● **Given task**:
Tell how many lines in the data below include the word "with". The answer is the number only.

● **Records provided**:
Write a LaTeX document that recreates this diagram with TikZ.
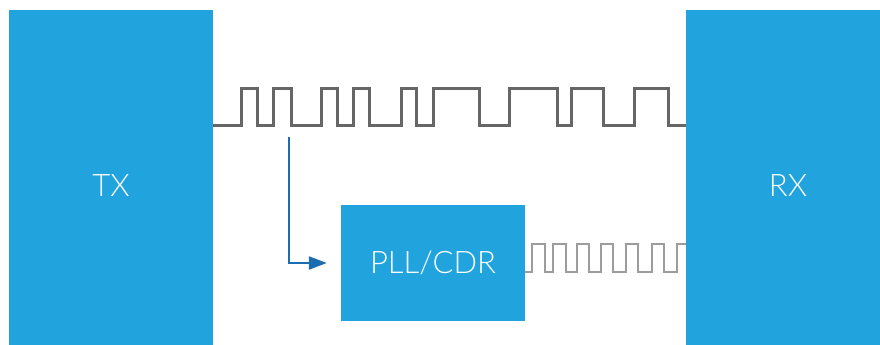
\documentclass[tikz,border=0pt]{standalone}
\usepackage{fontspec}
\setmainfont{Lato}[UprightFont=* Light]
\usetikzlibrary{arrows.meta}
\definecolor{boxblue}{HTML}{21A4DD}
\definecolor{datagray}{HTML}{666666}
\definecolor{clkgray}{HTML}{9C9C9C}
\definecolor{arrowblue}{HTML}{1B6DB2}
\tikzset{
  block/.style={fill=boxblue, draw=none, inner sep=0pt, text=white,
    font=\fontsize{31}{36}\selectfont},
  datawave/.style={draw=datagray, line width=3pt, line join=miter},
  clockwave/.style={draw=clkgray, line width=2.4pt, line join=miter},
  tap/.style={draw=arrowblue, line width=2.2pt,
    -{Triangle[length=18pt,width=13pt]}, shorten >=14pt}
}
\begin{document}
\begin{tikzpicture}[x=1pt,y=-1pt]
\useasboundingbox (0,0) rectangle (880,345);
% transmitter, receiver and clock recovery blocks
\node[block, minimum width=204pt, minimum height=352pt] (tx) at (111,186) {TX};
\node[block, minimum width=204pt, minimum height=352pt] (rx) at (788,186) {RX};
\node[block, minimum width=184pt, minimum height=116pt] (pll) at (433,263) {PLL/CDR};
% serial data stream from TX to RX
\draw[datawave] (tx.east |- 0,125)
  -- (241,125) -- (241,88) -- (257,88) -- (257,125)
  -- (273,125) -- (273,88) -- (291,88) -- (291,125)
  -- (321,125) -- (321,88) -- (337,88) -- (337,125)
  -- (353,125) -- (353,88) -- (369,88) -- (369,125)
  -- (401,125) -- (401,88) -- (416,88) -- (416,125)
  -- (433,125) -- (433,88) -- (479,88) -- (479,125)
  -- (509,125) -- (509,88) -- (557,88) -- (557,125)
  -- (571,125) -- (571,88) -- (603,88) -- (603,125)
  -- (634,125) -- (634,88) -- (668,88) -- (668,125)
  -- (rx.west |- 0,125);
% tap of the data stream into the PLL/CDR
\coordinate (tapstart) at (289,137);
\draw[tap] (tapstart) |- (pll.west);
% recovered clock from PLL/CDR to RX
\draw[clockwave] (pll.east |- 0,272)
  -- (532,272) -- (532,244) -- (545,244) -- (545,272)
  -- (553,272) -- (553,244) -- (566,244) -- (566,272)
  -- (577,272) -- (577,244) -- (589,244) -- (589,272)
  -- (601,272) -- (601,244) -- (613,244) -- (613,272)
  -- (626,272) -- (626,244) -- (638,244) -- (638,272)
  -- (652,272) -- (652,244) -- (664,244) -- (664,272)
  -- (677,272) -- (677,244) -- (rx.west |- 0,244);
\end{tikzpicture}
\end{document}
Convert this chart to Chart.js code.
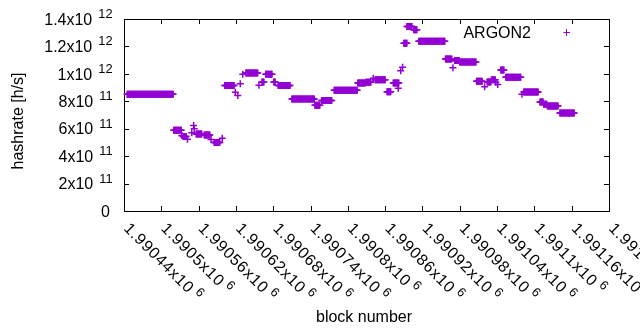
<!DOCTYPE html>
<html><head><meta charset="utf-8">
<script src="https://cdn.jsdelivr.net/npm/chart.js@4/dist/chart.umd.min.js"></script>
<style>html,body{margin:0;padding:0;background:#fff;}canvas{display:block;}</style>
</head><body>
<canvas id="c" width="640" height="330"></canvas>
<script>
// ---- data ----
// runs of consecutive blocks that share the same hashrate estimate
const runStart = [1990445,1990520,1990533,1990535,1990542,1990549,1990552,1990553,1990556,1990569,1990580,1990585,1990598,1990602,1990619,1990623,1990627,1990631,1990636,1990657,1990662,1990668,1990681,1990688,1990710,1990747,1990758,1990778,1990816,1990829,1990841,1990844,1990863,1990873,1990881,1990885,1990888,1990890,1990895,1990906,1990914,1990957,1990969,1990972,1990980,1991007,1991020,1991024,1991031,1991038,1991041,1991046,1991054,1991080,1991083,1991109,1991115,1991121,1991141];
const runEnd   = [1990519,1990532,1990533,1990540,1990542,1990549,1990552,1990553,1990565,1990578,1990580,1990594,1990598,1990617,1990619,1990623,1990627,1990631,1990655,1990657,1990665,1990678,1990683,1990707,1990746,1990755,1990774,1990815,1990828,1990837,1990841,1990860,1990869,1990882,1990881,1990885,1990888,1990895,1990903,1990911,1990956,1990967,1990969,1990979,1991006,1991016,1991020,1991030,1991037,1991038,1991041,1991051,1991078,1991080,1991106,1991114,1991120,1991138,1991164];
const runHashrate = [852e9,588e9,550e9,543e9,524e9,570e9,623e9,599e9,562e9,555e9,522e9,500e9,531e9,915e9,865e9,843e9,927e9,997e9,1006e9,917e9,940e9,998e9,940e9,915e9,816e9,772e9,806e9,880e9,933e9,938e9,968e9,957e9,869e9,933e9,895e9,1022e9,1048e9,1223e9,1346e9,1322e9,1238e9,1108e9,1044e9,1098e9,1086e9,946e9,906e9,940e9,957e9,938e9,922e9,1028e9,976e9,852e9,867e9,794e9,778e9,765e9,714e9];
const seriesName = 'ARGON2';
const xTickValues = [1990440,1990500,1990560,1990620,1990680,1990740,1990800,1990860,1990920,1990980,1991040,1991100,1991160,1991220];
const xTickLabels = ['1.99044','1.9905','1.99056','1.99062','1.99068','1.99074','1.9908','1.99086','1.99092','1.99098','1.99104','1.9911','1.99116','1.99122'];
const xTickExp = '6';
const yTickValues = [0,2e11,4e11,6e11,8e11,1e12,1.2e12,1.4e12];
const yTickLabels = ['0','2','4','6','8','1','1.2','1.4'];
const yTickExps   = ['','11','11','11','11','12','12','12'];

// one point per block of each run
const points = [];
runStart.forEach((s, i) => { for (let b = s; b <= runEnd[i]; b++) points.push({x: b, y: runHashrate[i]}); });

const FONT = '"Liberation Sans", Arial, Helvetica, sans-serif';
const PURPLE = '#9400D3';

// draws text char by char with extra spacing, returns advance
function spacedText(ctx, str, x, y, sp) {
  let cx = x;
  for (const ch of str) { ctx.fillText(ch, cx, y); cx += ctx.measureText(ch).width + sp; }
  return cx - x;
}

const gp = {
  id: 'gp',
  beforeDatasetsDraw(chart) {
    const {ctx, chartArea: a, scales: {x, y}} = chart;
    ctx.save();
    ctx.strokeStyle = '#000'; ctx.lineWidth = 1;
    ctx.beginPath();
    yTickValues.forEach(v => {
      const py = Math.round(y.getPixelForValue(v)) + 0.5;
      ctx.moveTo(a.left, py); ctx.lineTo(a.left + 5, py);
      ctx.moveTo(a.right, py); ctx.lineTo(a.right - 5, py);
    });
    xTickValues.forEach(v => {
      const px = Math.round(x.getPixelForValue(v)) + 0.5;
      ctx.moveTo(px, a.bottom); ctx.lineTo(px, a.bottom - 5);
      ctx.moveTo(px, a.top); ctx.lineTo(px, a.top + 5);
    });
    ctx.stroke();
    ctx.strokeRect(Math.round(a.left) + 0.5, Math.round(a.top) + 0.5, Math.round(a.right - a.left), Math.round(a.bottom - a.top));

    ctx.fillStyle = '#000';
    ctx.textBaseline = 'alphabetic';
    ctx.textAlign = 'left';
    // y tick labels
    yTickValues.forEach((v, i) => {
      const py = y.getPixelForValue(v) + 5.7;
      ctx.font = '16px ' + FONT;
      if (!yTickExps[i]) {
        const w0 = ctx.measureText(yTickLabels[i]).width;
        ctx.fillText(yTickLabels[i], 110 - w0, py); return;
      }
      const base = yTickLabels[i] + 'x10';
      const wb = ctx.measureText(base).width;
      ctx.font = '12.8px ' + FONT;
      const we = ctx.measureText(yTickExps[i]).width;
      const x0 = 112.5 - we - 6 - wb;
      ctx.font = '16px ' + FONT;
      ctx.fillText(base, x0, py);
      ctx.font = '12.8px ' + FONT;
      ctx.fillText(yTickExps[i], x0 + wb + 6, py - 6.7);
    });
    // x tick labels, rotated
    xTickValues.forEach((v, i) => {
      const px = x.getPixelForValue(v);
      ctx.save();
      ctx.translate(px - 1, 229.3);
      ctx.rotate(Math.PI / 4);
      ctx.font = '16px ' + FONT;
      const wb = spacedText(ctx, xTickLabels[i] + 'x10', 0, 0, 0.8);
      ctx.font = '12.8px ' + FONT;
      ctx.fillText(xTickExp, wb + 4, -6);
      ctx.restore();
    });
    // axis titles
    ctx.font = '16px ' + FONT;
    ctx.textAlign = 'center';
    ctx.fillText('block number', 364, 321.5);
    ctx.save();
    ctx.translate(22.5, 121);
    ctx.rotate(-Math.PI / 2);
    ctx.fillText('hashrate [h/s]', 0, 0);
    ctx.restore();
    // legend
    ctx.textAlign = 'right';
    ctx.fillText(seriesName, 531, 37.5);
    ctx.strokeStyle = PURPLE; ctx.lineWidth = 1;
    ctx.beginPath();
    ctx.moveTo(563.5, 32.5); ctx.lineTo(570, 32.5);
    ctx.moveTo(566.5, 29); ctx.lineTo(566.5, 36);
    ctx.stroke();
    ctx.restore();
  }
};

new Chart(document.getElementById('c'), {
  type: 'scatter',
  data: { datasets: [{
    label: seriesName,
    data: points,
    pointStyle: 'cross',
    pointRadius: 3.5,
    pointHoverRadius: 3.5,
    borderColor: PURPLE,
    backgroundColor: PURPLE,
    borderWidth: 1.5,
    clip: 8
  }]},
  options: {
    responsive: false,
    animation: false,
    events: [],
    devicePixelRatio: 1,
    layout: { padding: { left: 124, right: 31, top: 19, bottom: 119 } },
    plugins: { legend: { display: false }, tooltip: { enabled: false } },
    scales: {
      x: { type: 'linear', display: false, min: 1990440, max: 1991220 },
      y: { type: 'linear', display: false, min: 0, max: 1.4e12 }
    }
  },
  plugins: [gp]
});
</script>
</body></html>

● **Exercise output**:
2